CEMEX has successfully refinanced its euro-denominated sustainability-linked syndicated credit agreement, extending the final maturity to 2029. The refinanced credit agreement consists of a EUR450m five-year amortising term loan, and a new EUR300m four-year committed revolving credit facility. This represents a reduction of EUR50m in the term loan and an additional source of liquidity in the form of a revolver.

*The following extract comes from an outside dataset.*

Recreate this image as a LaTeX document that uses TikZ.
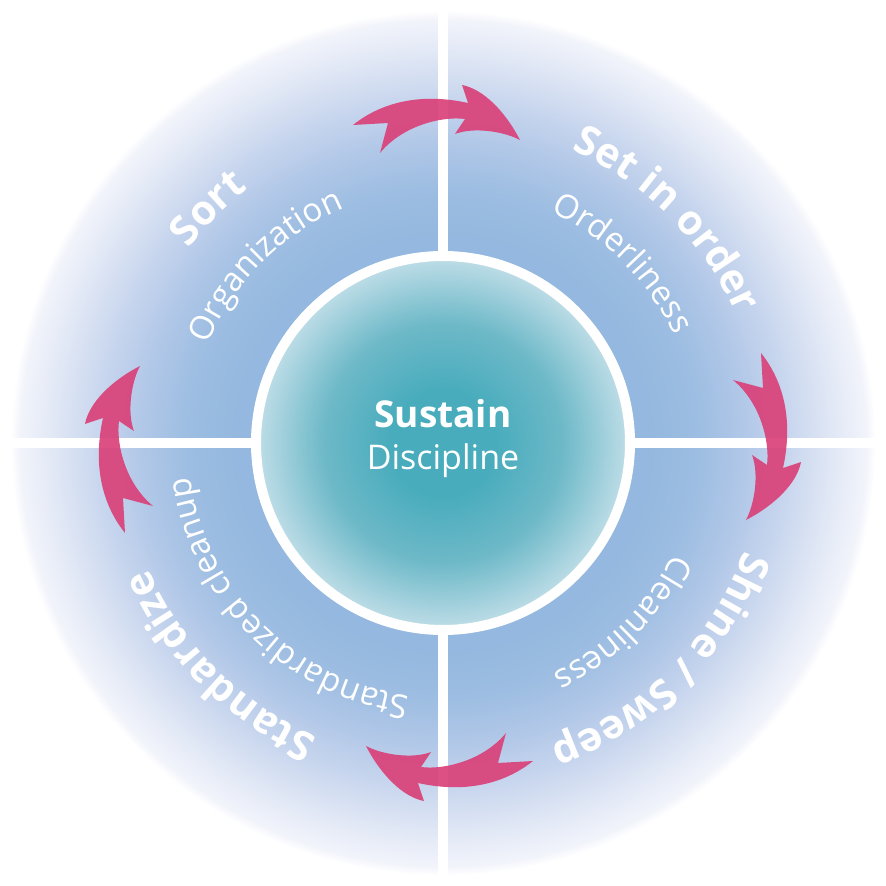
\documentclass[tikz,border=0pt]{standalone}
\usepackage{fontspec}
\setmainfont{Open Sans}
\usetikzlibrary{decorations.text}
\definecolor{arrowpink}{RGB}{218,62,118}
\definecolor{bgA}{RGB}{148,184,223}
\definecolor{bgB}{RGB}{158,190,226}
\definecolor{bgC}{RGB}{178,200,232}
\definecolor{bgD}{RGB}{200,214,238}
\definecolor{bgE}{RGB}{224,231,245}
\definecolor{bgF}{RGB}{242,244,251}
\definecolor{tealA}{RGB}{72,172,188}
\definecolor{tealB}{RGB}{110,185,200}
\definecolor{tealC}{RGB}{192,222,232}
\pgfdeclareradialshading{bgshade}{\pgfpoint{0bp}{0bp}}{color(0bp)=(bgA); color(11.7bp)=(bgA); color(14.63bp)=(bgB); color(17.07bp)=(bgC); color(19.5bp)=(bgD); color(21.9bp)=(bgE); color(23.9bp)=(bgF); color(24.4bp)=(white); color(50bp)=(white)}
\pgfdeclareradialshading{coreshade}{\pgfpoint{0bp}{0bp}}{color(0bp)=(tealA); color(7bp)=(tealA); color(16bp)=(tealB); color(25bp)=(tealC); color(50bp)=(tealC)}
\newcommand\headfont{\bfseries\fontsize{41}{48}\selectfont}
\newcommand\subfont{\fontsize{33}{40}\selectfont}
\newcommand\arrowshape{(-90,318) .. controls (-60,342) and (-20,350) .. (25,340) -- (19,358) .. controls (40,354) and (62,332) .. (77,303) .. controls (60,312) and (30,316) .. (12,309) -- (22,324) .. controls (0,327) and (-40,318) .. (-63,290) -- (-55,320) -- cycle}
\tikzset{
  headtext/.style={decorate, decoration={text along path, text align=center, text color=white, text={|\headfont|#1}}},
  subtext/.style={decorate, decoration={text along path, text align=center, text color=white, text={|\subfont|#1}}},
  divider/.style={draw=white, line width=9pt},
  cyclearrow/.style={fill=arrowpink, fill opacity=0.9},
  centertext/.style={text=white, anchor=base, inner sep=0pt}
}
\begin{document}
\begin{tikzpicture}[x=1pt, y=1pt]
\useasboundingbox (-443,-443) rectangle (443,443);
\fill[shading=bgshade] (-443,-443) rectangle (443,443);
\draw[divider] (0,-432) -- (0,432);
\draw[divider] (-432,0) -- (432,0);
\fill[shading=coreshade] (0,0) circle[radius=187];
\draw[white, line width=10pt] (0,0) circle[radius=187];
\node[centertext, font=\bfseries\fontsize{37}{44}\selectfont] (sustain) at (0,15) {Sustain};
\node[centertext, font=\fontsize{34}{40}\selectfont] (discipline) at (0,-27) {Discipline};
% quadrant texts
\path[headtext={Sort}] (195:320) arc[start angle=195, end angle=75, radius=320];
\path[subtext={Organization}] (195:255) arc[start angle=195, end angle=75, radius=255];
\path[headtext={Set in order}] (105:320) arc[start angle=105, end angle=-15, radius=320];
\path[subtext={Orderliness}] (105:255) arc[start angle=105, end angle=-15, radius=255];
\path[headtext={Shine / Sweep}] (15:320) arc[start angle=15, end angle=-105, radius=320];
\path[subtext={Cleanliness}] (15:255) arc[start angle=15, end angle=-105, radius=255];
\path[headtext={Standardize}] (285:320) arc[start angle=285, end angle=165, radius=320];
\path[subtext={Standardized cleanup}] (285:255) arc[start angle=285, end angle=165, radius=255];
% arrows
\foreach \r in {0,-90,-180,-270} {
  \begin{scope}[rotate=\r]
    \fill[cyclearrow] \arrowshape;
  \end{scope}
}
\end{tikzpicture}
\end{document}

According to the company, the signing of this agreement is an integral part of a comprehensive financing plan designed to increase liquidity and flexibility. “We have delivered on our commitment of strengthening our financial position, with much better liquidity and with no significant debt maturities in any given year,” said CEMEX CFO, Maher Al-Haffar. “This transaction builds on that commitment by extending our euro maturities and adding new sources of liquidity.”
The refinanced credit agreement has nearly identical terms and conditions to those in CEMEX’s other main bank credit agreement dated 30 October 2023, including guarantor structure, a parallel interest rate margin grid, and financial covenants that provide for a maximum leverage ratio of 3.75x throughout the life of the loan and a minimum interest coverage ratio of 2.75x.
With this transaction, CEMEX continues to increase the percentage of its debt aligned to its Future in Action programme, which is already above the 2025 target of 50 per cent and brings the company closer to its 2030 target of 85 per cent.